I just love how they ride...absolutely fantastic! I'm not a big fan or park/street as you can tell from the above names . Not hatin though!


----------



## Guest (Oct 23, 2008)

Who is that guy, I can't think of his name... He's in First Descent and he outrides the avalance...

he is the bomb, I think its Travis something...

Also Terje


----------



## Guest (Oct 24, 2008)

T-Rice because he's pushing the sport to a whole new level...

Not pro anymore, but Travis Parker because he seems to have a good attitude towards life...

And Stian Solberg for style...


----------



## Zee (Feb 21, 2008)

Terje and Travis Rice...


----------



## nitroboarder22 (Apr 16, 2008)

im surprised more people havnt said travis rice. he is a whole new breed of pro snowboarder and has definitely pushed the sport to new levels 
i also like simon chamberlin his style is so buttery


----------



## trickten (Dec 11, 2007)

Terje
JP Walker
Jeremy Jones
Andreas Wiig


----------



## BurtonAvenger (Aug 14, 2007)

New rippers I respect.
Scotty Vine
Marcus Stephens (this kid showed me a lot before he blew his back up)
T. Rice because he's a robot
MFR she kills it
Danny Larsen because he's so metal it hurts

Old school rippers
Todd Richards because he's almost 40 and still throwing down
JP Walker because he did it his way
Mikey Leblanc because he can jib a Tobbogan like nobodies business
Peter Line and Kevin Jones these guys straight up gave us a lot of the tricks today
Tara Dakides because she's still holding her own along with Janna Meyen

Super Mega Oldschool rippers
Shaun Palmer because he came out of retirment and tore his Achilles in half but will still go to the olympics
Damian Sanders and Chris Roach they gave us the west coast skate style
Jeff Brushie because he's Jeff Brushie
Terje for being the first of the Scanner invasion

Anyone from the Whiskey series of movies those guys made me the person I am today and I salute them for that.

I know I left a bunch of my influences out and I feel bad for that.


----------



## landonk5 (Aug 19, 2007)

Simon Chamberlain.
Scott Stevens.
Gus Engle.
Brett Butcher.
Pat Milbery.


----------



## WhistlerBound (Aug 24, 2008)

Terje
Travis Rice
Jeremy Jones


----------



## Guest (Oct 27, 2008)

Shaun White.
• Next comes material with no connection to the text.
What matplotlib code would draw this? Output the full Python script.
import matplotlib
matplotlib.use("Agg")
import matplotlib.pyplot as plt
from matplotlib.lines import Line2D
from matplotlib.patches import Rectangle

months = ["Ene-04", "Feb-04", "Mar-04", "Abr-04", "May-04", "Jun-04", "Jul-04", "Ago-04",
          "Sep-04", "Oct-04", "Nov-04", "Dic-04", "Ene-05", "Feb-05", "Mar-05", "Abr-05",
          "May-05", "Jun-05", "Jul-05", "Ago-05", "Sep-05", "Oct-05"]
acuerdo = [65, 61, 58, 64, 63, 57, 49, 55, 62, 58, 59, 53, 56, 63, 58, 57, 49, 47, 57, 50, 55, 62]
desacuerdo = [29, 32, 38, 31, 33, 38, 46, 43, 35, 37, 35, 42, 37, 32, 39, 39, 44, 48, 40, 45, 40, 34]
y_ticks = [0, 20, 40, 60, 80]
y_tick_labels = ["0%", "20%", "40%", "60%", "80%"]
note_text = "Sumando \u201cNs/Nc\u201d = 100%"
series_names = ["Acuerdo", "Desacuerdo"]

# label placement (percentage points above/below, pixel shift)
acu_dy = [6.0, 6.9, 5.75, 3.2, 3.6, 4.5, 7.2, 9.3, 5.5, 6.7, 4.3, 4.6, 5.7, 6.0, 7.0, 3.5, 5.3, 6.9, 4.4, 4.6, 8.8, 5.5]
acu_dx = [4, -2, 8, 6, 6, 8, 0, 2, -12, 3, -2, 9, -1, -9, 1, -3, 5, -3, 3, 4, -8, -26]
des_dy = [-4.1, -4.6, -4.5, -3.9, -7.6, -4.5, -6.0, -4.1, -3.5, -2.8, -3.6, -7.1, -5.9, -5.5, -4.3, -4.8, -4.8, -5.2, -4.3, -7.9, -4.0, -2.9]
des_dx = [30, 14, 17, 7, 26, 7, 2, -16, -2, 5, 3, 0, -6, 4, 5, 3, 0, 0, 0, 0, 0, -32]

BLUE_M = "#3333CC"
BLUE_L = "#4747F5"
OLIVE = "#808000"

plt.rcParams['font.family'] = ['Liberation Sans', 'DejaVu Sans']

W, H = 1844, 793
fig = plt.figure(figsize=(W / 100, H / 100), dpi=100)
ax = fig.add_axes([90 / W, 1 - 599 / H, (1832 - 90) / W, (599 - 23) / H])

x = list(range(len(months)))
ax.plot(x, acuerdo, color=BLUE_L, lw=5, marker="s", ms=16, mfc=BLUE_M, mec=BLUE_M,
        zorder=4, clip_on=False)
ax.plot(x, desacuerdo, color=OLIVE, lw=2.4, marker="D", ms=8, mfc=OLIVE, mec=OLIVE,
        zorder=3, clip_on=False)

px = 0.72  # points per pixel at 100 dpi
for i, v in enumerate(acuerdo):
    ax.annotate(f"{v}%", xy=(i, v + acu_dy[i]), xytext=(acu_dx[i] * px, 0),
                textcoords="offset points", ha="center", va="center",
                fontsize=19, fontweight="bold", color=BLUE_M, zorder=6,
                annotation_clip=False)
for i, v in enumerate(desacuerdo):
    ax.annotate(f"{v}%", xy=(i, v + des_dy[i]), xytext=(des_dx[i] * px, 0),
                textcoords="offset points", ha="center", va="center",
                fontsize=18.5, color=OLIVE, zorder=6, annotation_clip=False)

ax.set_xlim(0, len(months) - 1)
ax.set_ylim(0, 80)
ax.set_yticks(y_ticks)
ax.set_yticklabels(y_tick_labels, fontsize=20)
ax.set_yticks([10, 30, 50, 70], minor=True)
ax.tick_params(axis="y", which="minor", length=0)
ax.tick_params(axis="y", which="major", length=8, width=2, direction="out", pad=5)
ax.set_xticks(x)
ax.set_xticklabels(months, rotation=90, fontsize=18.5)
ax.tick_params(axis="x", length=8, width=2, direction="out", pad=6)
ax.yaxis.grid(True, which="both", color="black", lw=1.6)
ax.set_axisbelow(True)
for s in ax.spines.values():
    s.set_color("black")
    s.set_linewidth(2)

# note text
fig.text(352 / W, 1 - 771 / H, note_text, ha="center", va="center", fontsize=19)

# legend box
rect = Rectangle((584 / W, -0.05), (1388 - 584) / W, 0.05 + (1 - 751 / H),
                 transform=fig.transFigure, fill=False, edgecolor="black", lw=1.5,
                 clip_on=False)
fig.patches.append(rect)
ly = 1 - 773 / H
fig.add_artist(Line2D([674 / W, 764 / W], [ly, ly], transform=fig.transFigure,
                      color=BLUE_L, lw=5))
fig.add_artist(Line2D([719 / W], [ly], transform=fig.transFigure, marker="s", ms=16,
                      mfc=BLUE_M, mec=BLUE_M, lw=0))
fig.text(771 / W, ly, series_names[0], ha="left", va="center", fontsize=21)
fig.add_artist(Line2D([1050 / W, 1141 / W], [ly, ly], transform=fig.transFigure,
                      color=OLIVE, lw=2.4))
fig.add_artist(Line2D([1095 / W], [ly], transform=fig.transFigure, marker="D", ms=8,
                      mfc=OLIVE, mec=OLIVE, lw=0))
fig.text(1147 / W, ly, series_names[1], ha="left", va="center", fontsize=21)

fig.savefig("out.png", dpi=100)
Haha jk prob Jeremy Jones


----------



## Guest (Oct 27, 2008)

lopro said:


> Nicolas Mueller - because the dude has a lot of soul for the sport.
> 
> YouTube - Nicolas Mueller


----------



## Nivek (Jan 24, 2008)

JP Walker, TJ Schnieder, Lauri Heiskari, Travis Rice, Darrel Mathis, Wille Yli-Luoma, Kass before he went ghetto, Jon Kooley, Eero Ettala, Eero Niemela, Jordan Mendenhall, Joe Sexton, Eddie Wall, Jeremy Jones, Heiki Sorsa, and yes Shaun White, but only in the 2005 US open, that was the last and only time I saw him incorporate style into his run, and he looked good...and I appologize to any of the other pros I support and forgot to mention. They're in no particular order too, just the order I thought of them

Edit: I knew I forgot some. Pat Milbery, And Mikey LeBlanc. Dude got bored hurting himself on a snowboard so he decides to strap a binding to a tobagon and drop cornices, insane.
And anybody that can get epic on a no-board, that takes some balls.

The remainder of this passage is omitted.